El Mercurio, viernes 30 de septiembre de 2005.
Opinión

La isla de las orquídeas

David Gallagher.

Singapur impacta favorablemente desde que uno se baja del avión. En inmigración, dan la inusual impresión de estar contentos de que uno haya venido. La maleta llega de inmediato. Todo es tan rápido y agradable, que uno apenas tiene tiempo para admirar las orquídeas que hay plantadas por todo el aeropuerto.

Yo sabía de la isla por sus prodigios económicos. Por su producto per cápita de 28 mil dólares, y por su crecimiento de ocho por ciento. Todo sin recursos naturales. La riqueza de Singapur está en su población educada y trabajadora. También en sus eficientes e incorruptibles gobiernos, claro que un poco autoritarios. Famosamente, es prohibido mascar chicle. Pero lo que yo no apreciaba era la impactantearmonía en que vive la gente. Chinos, indios, malasios y europeos; budistas, musulmanes, taoístas, hindúes y cristianos, todos entremezclados. No hay conflictos raciales o religiosos entre ellos, y de la ciudad entera emana una sensación de paz, de felicidad.

Claro que no todo es perfecto. Pero los problemas se arreglan rápido. Un día, mientras caminaba con estricto respeto por los semáforos, como lo hacen todos los nativos, aun cuando no haya autos, me encontré con un feroz taco, producido por un vehículo mal estacionado. Al fin un toque de caos, pensé con alivio. Al fin una infracción. Pero en poquísimo tiempo apareció en moto una preciosa mujer policía. Con sus inteligentes ojos chinos, apenas visibles debajo de un casco blanco más grande que su cabeza, ella observó la situación y anotó el número de la patente infractora, en una maquinita que llevaba en la mano. Para mi asombro, era un computador que le daba el número de teléfono del conductor, y en pocos segundos ella hablaba con él, exigiendo su presencia.

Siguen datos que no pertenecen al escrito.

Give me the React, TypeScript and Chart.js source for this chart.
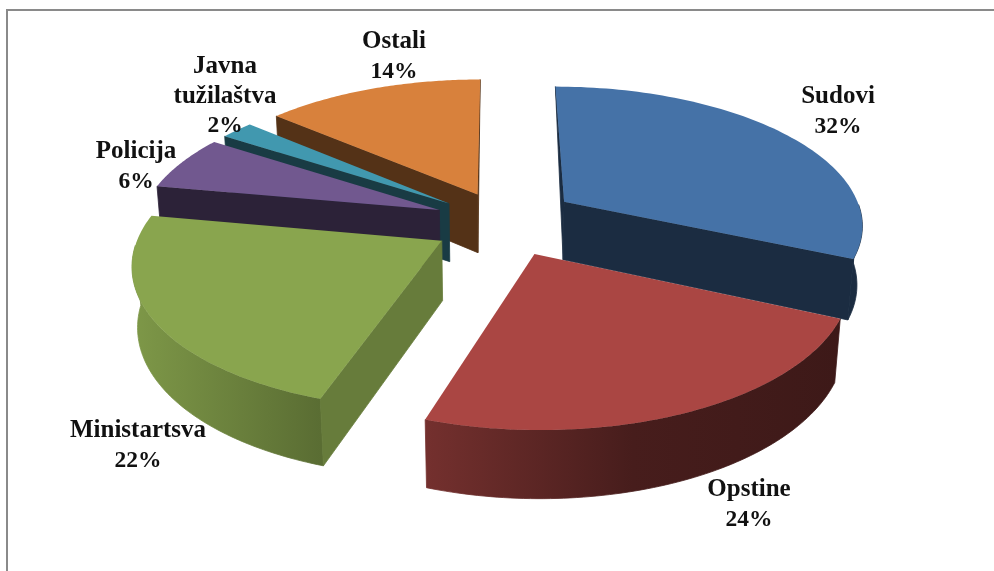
import React, { useEffect, useRef } from "react";
import { Chart, registerables } from "chart.js";

Chart.register(...registerables);

const categories = ["Sudovi", "Opstine", "Ministartsva", "Policija", "Javna\ntužilaštva", "Ostali"];
const shares = [31.7, 23.4, 22.8, 6.3, 2.1, 13.7];
const shareLabels = ["32%", "24%", "22%", "6%", "2%", "14%"];
const explode = [83, 80, 62, 65, 65, 50];
const topColors = ["#4572A7", "#AA4643", "#89A54E", "#71588F", "#4198AF", "#D8813C"];
const drawOrder = [5, 4, 3, 0, 2, 1];
const nudges = [[-1, 4], [4, 1], [-1, 8], [2, 3], [3, 3], [1, -3]];
const labelCentres = [
  [838, 97], [749, 490], [138, 431], [136, 152], [225, 67], [394, 42],
];

const RADIUS = 300;
const X0 = 497;
const Y0 = 218;
const TILT = 0.46;
const K = 0.0005;
const KZ = 0.00025;
const DEPTH = 60;

const project = (u: number, v: number, z: number): [number, number] => {
  const s = 1 / (1 - K * v + KZ * z);
  return [X0 + u * s, Y0 + (TILT * v + z) * s];
};

const shade = (hex: string, f: number) => {
  const n = parseInt(hex.slice(1), 16);
  const c = [(n >> 16) & 255, (n >> 8) & 255, n & 255].map((x) => Math.round(x * f));
  return `rgb(${c[0]},${c[1]},${c[2]})`;
};

const tracePath = (ctx: CanvasRenderingContext2D, pts: [number, number][]) => {
  ctx.beginPath();
  pts.forEach((p, i) => (i ? ctx.lineTo(p[0], p[1]) : ctx.moveTo(p[0], p[1])));
  ctx.closePath();
};

const pie3d = {
  id: "pie3d",
  beforeDatasetDraw(chart: any) {
    const ctx: CanvasRenderingContext2D = chart.ctx;
    const arcs = chart.getDatasetMeta(0).data;
    drawOrder.forEach((i) => {
      const el = arcs[i];
      const { startAngle, endAngle } = el;
      const color: string = el.options.backgroundColor;
      const off = el.options.offset as number;
      const mid = (startAngle + endAngle) / 2;
      const au = Math.cos(mid) * off;
      const av = Math.sin(mid) * off;
      const angles: number[] = [];
      const steps = 80;
      for (let k = 0; k <= steps; k++) angles.push(startAngle + ((endAngle - startAngle) * k) / steps);
      const rim = angles.map((a): [number, number] => [au + Math.cos(a) * RADIUS, av + Math.sin(a) * RADIUS]);
      const [nx, ny] = nudges[i];
      const P = (p: [number, number], z: number): [number, number] => {
        const q = project(p[0], p[1], z);
        return [q[0] + nx, q[1] + ny];
      };
      const apex: [number, number] = [au, av];
      const top = rim.map((p) => P(p, 0));
      // outer wall: only the part that faces the viewer
      const front = rim.filter((_, k) => Math.sin(angles[k]) > 0.02);
      if (front.length > 1) {
        const xs = top.map((p) => p[0]);
        const grad = ctx.createLinearGradient(Math.min(...xs), 0, Math.max(...xs), 0);
        if (i === 2) {
          grad.addColorStop(0, shade(color, 0.92));
          grad.addColorStop(1, shade(color, 0.66));
        } else if (i === 1) {
          grad.addColorStop(0, shade(color, 0.68));
          grad.addColorStop(0.5, shade(color, 0.42));
          grad.addColorStop(1, shade(color, 0.36));
        } else {
          grad.addColorStop(0, shade(color, 0.39));
          grad.addColorStop(1, shade(color, 0.39));
        }
        ctx.fillStyle = grad;
        ctx.strokeStyle = grad;
        ctx.lineWidth = 0.8;
        tracePath(ctx, [...front.map((p) => P(p, 0)), ...front.map((p) => P(p, DEPTH)).reverse()]);
        ctx.fill();
        ctx.stroke();
      }
      // cut faces: only those turned towards the viewer
      const cutFactor = i === 2 ? 0.75 : 0.39;
      const faces: [[number, number], number][] = [
        [rim[0], -Math.cos(startAngle)],
        [rim[steps], Math.cos(endAngle)],
      ];
      faces.forEach(([edge, facing]) => {
        if (facing < -0.02) return;
        ctx.fillStyle = shade(color, cutFactor);
        ctx.strokeStyle = ctx.fillStyle;
        ctx.lineWidth = 0.8;
        const grazing = facing < 0.02;
        tracePath(
          ctx,
          grazing
            ? [P(apex, 0), P(edge, 0), P(apex, DEPTH)]
            : [P(apex, 0), P(edge, 0), P(edge, DEPTH), P(apex, DEPTH)],
        );
        ctx.fill();
        ctx.stroke();
      });
      // top face
      ctx.fillStyle = color;
      tracePath(ctx, [P(apex, 0), ...top]);
      ctx.fill();
    });
    return false;
  },
  afterDraw(chart: any) {
    const ctx: CanvasRenderingContext2D = chart.ctx;
    ctx.save();
    ctx.strokeStyle = "#8a8a8a";
    ctx.lineWidth = 2;
    ctx.beginPath();
    ctx.moveTo(7, 571);
    ctx.lineTo(7, 10);
    ctx.lineTo(994, 10);
    ctx.stroke();
    ctx.fillStyle = "#111";
    ctx.textAlign = "center";
    ctx.textBaseline = "middle";
    chart.data.labels.forEach((label: string, i: number) => {
      const words = label.split("\n");
      const [x, y] = labelCentres[i];
      ctx.font = 'bold 25px "Liberation Serif"';
      words.forEach((t, j) => ctx.fillText(t, x, y + j * 30));
      ctx.font = 'bold 23.5px "Liberation Serif"';
      ctx.fillText(shareLabels[i], x, y + words.length * 29.5);
    });
    ctx.restore();
  },
};

export default function App() {
  const ref = useRef<HTMLCanvasElement>(null);
  useEffect(() => {
    document.body.style.margin = "0";
    const chart = new Chart(ref.current!, {
      type: "pie",
      data: {
        labels: categories,
        datasets: [{ data: shares, backgroundColor: topColors, offset: explode, borderWidth: 0 }],
      },
      options: {
        responsive: false,
        animation: false,
        plugins: { legend: { display: false }, tooltip: { enabled: false } },
      },
      plugins: [pie3d],
    } as any);
    return () => chart.destroy();
  }, []);
  return <canvas ref={ref} width={994} height={571} style={{ display: "block", background: "#fff" }} />;
}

Hay muchas teorías de por qué Singapur es tan exitoso. Ninguna es convincente. Lo que sí parece cierto es que con tanto éxito, tanta eficiencia, tanto bienestar, la gente deja de tener pasiones públicas destructivas, sean políticas o religiosas, y se dedica a proyectos personales, familiares, comunitarios. Un éxito económico rotundo como el de Singapur parece ocasionar una suerte de “fin de la historia”. Por lo menos por un tiempo.

Mi último día lo pasé en el Jardín Botánico, fundado por Sir Thomas Stamford Raffles en 1822. Hay allí más de mil variedades de orquídeas. La isla entera tiene algo de orquídea, pensé: algo de esa sensual, esa sugestiva lengua que tienen las orquídeas entre sus dos pétalos inferiores, esa coqueta plataforma en la cual aterrizan los insectos polinizantes, así como en Singapur, por esencia un país plataforma, aterrizan los comerciantes del Asia entera. De allí me encontré con dos palmeras de una variedad que se llama Corypha umbraculifera. Antes de llegar a los 80 años, estas palmeras producen por una sola vez una prodigiosa floración. En su copo brotan 20 millones de flores perfumadas. Pesan media tonelada y cubren una altura de seis metros: es la floración más masiva que existe en todo el mundo vegetal. Pero, con el terrible esfuerzo, las palmeras mueren. Yo había llegado tarde: los dos árboles habían florecido en octubre del año pasado, a los 79 años. Ahora ya no se veían más que sus frutos, y aunque no fuera visible, los abrazaba la muerte.

¿Qué amenazas podrían minar el insólito florecimiento de Singapur? Como todo país rico, su población envejece: la fuerza laboral dependerá cada vez más de inmigrantes. Pero la racionalidad es tan contagiosa en Singapur, tan pegajosa, que yo apostaría a su capacidad para encauzar las pasiones de quienes aterricen en la isla.